LET’S HAVE A SUPPOSAL...[1]

Let's suppose that Shrek's famous maxim about the parallel qualities of ogres and onions is also true for Christmas. I’m not suggesting that ogres are like Christmas, but rather Christmas and onions both have layers. Next, let us accept that those layers are composed of a variety of non-Biblical (sometimes downright pagan), sources. Suppose we could strip away all those yucky layers - what would we have left? Specifically, what would we be doing on December 25 (if we did it on December 25 at all)?

Let’s peel back the many layers of Christmas, and decide what to keep[2] (please note, although my attempt to provide the reader with historical facts will be genuine, my tone will be a bit playful).

LAYER ONE – Modern Commercialism

This layer is easy both to identify and to pick on.

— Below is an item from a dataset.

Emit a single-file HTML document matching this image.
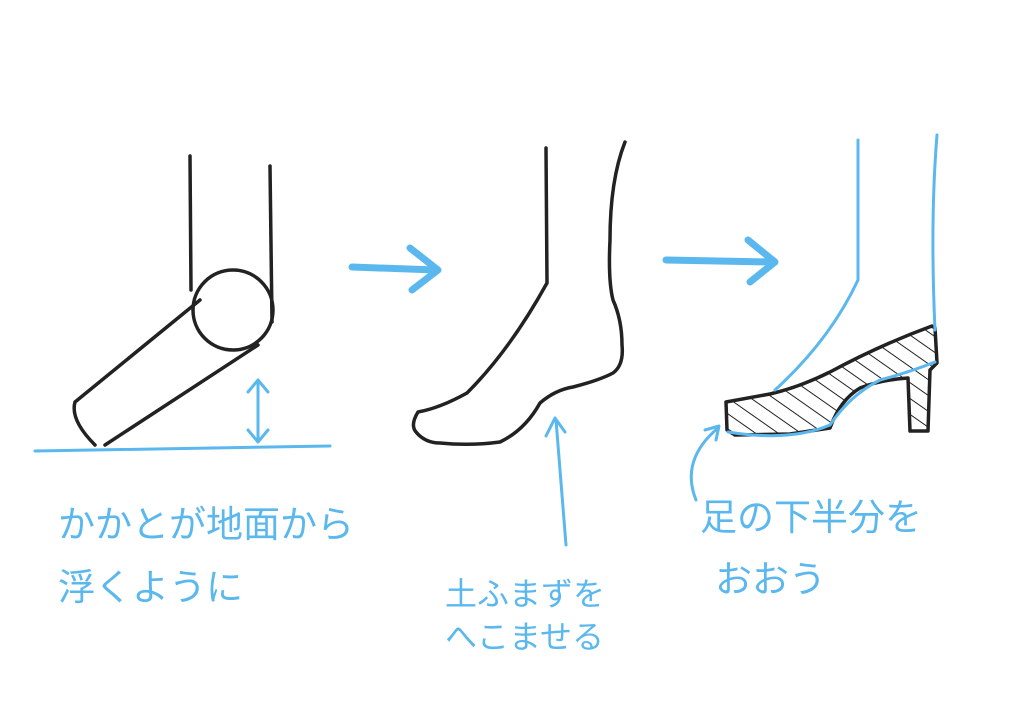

The commercialization of Christmas has received a lot of attention. Dave Ramsey warns against going into debt for Christmas gifts.[3] National Public Radio warns about the dangers of Black Friday.[4] Our consumer Christmas is still religious, but in the wrong ways. Some have called modern Christmas “the civil religion of capitalism.”[5] The real danger of a consumer Christmas is not in being pepper-sprayed for $2.00 waffle irons or assuming mountains of debt. The real danger is spiritual: we emphasize “the materials that claim to be good instead of the Good that claims to be material [Christ’s incarnation].”[6]

So let’s shed that layer like a gaudy Christmas sweater.

LAYER TWO – The 19th Century

This layer will also be fun to toss (if you think it’s fun to make kids cry).

Christmas transformed into a children’s holiday in the nineteenth century. Christmas trees became ubiquitous. Here we also find the invention of our modern Santa Claus character (thankfully, a 1980’s Saturday Night Live skit warned me that if I rearranged the letters in Santa’s name I got “Satan,”[7] so I’ve kept my distance from the man in red ever since). We also find roots for Christmas’s modern commercialization in the blossoming 19th-century consumer economy.

Let’s trash ‘Twas the Night Before Christmas because it has all that Santa stuff (as well as some creepy, dancing sugar plums that are nowhere in the Bible).

LAYER THREE – The Puritans

As we peel back the layers, suddenly our onion has a sort of air bubble. Christmas celebrations disappear. The American and English Puritans actually outlawed Christmas during the seventeenth century. The way they purged the non-Biblical detritus was to toss out the whole thing. We hopefully won’t have to be quite that extreme. Besides, their efforts eventually failed, as the modern popularity of Christmas attests.[8]